By NEIL HARTNELL
Tribune Business Editor
The Bahamas will likely come under immediate pressure to convert its existing 27 Tax Information Exchange Agreements (TIEAs) into the ‘automatic sharing’ variety, after the G-20 last week “eliminated all doubt” that is now its goal.
Brian Moree QC, senior partner at McKinney, Bancroft & Hughes, told Tribune Business yesterday that in light of Friday’s G-20 statement confirming that it considers the automatic exchange of tax information to be the global “standard”, the “ultimate fate” of the Bahamas’ financial services industry depends on how well its business model is adjusted to face the new realities.
The communique issued by G-20 finance ministers and Central Bank governors following the end of their April 18-19 meeting in Washington leaves little doubt that the ‘goal posts have moved again’ in their bid to clamp down on global tax evasion/avoidance.
“We welcome progress made towards automatic exchange of information, which is expected to be the standard, and urge all jurisdictions to move towards exchanging information automatically with their treaty partners, as appropriate,” the G-20 statement said.
“We look forward to the OECD working with G-20 countries to report back on the progress in developing a new multilateral standard on automatic exchange of information, taking into account country-specific characteristics.”
The G-20 statement will cause little surprise to many in the Bahamian financial services community, given that it was widely predicted that the ‘automatic exchange of tax information’ was the ultimate goal.

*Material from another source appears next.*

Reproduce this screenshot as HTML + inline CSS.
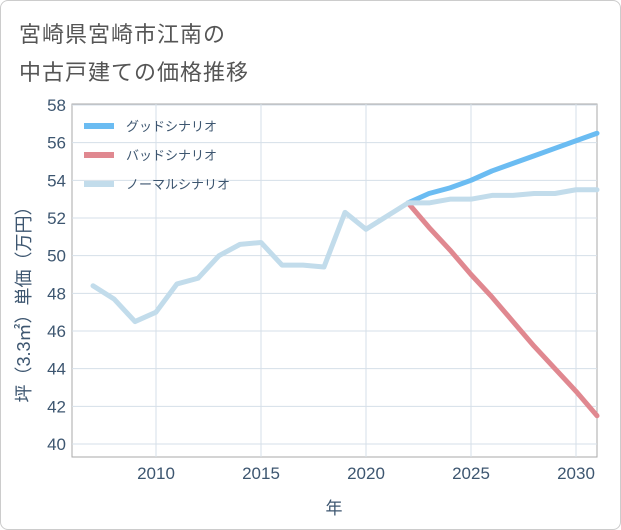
<!DOCTYPE html>
<html><head><meta charset="utf-8">
<style>
body{margin:0;background:#fff;}
#wrap{position:relative;width:619px;height:528px;border:1px solid #ccc;border-radius:8px;background:#fff;overflow:hidden;font-family:"Liberation Sans","Noto Sans CJK JP",sans-serif;}
.title{position:absolute;left:18px;font-size:22px;color:#555;letter-spacing:1px;}
</style></head><body>
<div id="wrap">
<div class="title" style="top:16px">宮崎県宮崎市江南の</div>
<div class="title" style="top:54px">中古戸建ての価格推移</div>
<svg id="chart" width="621" height="530" style="position:absolute;left:-1px;top:-1px"></svg>
</div>
<script>
const yearsNormal=[2007,2008,2009,2010,2011,2012,2013,2014,2015,2016,2017,2018,2019,2020,2021,2022,2023,2024,2025,2026,2027,2028,2029,2030,2031];
const normalValues=[48.4,47.7,46.5,47.0,48.5,48.8,50.0,50.6,50.7,49.5,49.5,49.4,52.3,51.4,52.1,52.8,52.8,53.0,53.0,53.2,53.2,53.3,53.3,53.5,53.5];
const yearsForecast=[2022,2023,2024,2025,2026,2027,2028,2029,2030,2031];
const goodValues=[52.8,53.3,53.6,54.0,54.5,54.9,55.3,55.7,56.1,56.5];
const badValues=[52.8,51.5,50.3,49.0,47.8,46.5,45.2,44.0,42.8,41.5];
const yTicks=[40,42,44,46,48,50,52,54,56,58];
const xTicks=[2010,2015,2020,2025,2030];
const NS='http://www.w3.org/2000/svg';
const svg=document.getElementById('chart');
const L=72,R=597,T=104,B=457;
const TXT='#3d5670';
const xs=v=>L+(v-2006)/(2031-2006)*(R-L);
const ys=v=>444-(v-40)/18*339;
function mk(t,a,name){const e=document.createElementNS(NS,t);for(const k in a)e.setAttribute(k,a[k]);


svg.appendChild(e);return e;}
mk('rect',{x:L,y:T,width:R-L,height:B-T,fill:'#fff',stroke:'#aaa'},'plot-area');
yTicks.forEach(v=>{mk('line',{x1:L,x2:R,y1:ys(v),y2:ys(v),stroke:'#d5dfe8'},'y-gridline');
const t=mk('text',{x:L-6,y:ys(v)+6,'text-anchor':'end','font-size':17,fill:TXT},'y-tick-label');t.textContent=v;});
xTicks.forEach(v=>{mk('line',{x1:xs(v),x2:xs(v),y1:T,y2:B,stroke:'#d5dfe8'},'x-gridline');
const t=mk('text',{x:xs(v),y:B+22,'text-anchor':'middle','font-size':17,fill:TXT},'x-tick-label');t.textContent=v;});
const xt=mk('text',{x:334,y:514,'text-anchor':'middle','font-size':17,fill:TXT},'x-axis-title');xt.textContent='年';
const yt=mk('text',{x:0,y:0,'text-anchor':'middle','font-size':18,fill:TXT,transform:'translate(30,300) rotate(-90)'},'y-axis-title');yt.textContent='坪（3.3㎡）単価（万円）';
function line(xsA,vals,col,name){mk('polyline',{points:xsA.map((x,i)=>xs(x)+','+ys(vals[i])).join(' '),fill:'none',stroke:col,'stroke-width':5,'stroke-linejoin':'round','stroke-linecap':'round'},name);}
line(yearsForecast,badValues,'#e08890','line-bad');
line(yearsForecast,goodValues,'#6bbcf2','line-good');
line(yearsNormal,normalValues,'#c2dceb','line-normal');
[['グッドシナリオ','#6bbcf2',126],['バッドシナリオ','#e08890',155],['ノーマルシナリオ','#c2dceb',184]].forEach(([n,c,y])=>{
mk('line',{x1:84,x2:114,y1:y,y2:y,stroke:c,'stroke-width':6},'legend-swatch');
const t=mk('text',{x:126,y:y+5,'font-size':13,fill:TXT},'legend-entry');t.textContent=n;});
</script>
</body></html>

What this means for the Bahamas is that it may well have to further modify its existing network of TIEAs, as indicated by the G-20.
These are currently ‘information on request’ treaties, which guard against so-called ‘fishing expeditions’ by foreign tax authorities, instead requiring them to supply specific details on the information being sought and the location where this is held.
Such safeguards would be scrapped under an automatic tax information exchange regime, with the Bahamas and its financial institutions expected to disclose what was requested immediately. This would also likely increase the costs and administrative burden associated with information exchange.
Reflecting on the implications of the G-20 statement, Mr Moree told Tribune Business: “I would not be surprised to see an inquiry started, and robust call, for the Bahamas and other international financial centres (IFCs) to provide a platform for the automatic exchange of information with all those countries we currently have TIEAs with.”
The well-known QC said the G-20 communique “for the first time seems to openly identify the objective” as being the automatic exchange of tax information, a target its members have long sought to conceal.
“They have now eliminated all doubt that they expect a regime of automatic exchange of information,” Mr Moree said, agreeing that the Bahamas and other IFCs were facing “shifting sands”.
He added that the communique, when added to the US Foreign Account Tax Compliance Act (FATCA) and French president’s call to “eliminate” so-called ‘tax havens’, meant “the pretence is now finally over”.
To-date, Mr Moree said the G-20/OECD had been able to hide their automatic information sharing goal behind a ‘mission creep’ strategy that made “incremental demands” of international financial centres.
He added that “the timing...., the specific details and means” by which the Bahamas ultimately modified its existing TIEAs for the automatic exchange of information would be key to maintaining its competitiveness against rival IFCs.
“The new reality is that IFCs are going to have to co-exist with regimes for the automatic exchange of information, and the business model for going offshore has to be constantly assessed,” Mr Moree told Tribune Business.
“We here in the Bahamas have to carefully consider how this affects our business model, and be very clear about the reasons for people looking at IFCs.”
And he added: “I would describe it as an insatiable appetite of the major countries to ensure nations like the Bahamas are, in effect, deputised to their own law enforcement agencies to collect taxes.
“The process continues to become more and more intrusive, and our ultimate fate will continue to depend on how we adjust our business model to meet the needs of the international community in an environment of cross-border co-operation and automatic exchange of information.
“In the Bahamas, we have shown we have been very resilient to date, and have adapted to these shifting sands.
“Here we go again. We are expected to do the same, and the only question is: ‘What comes next?’ This is an inexorable process where every time ground is gained, the G-20 countries simply set their sights on the next objective.”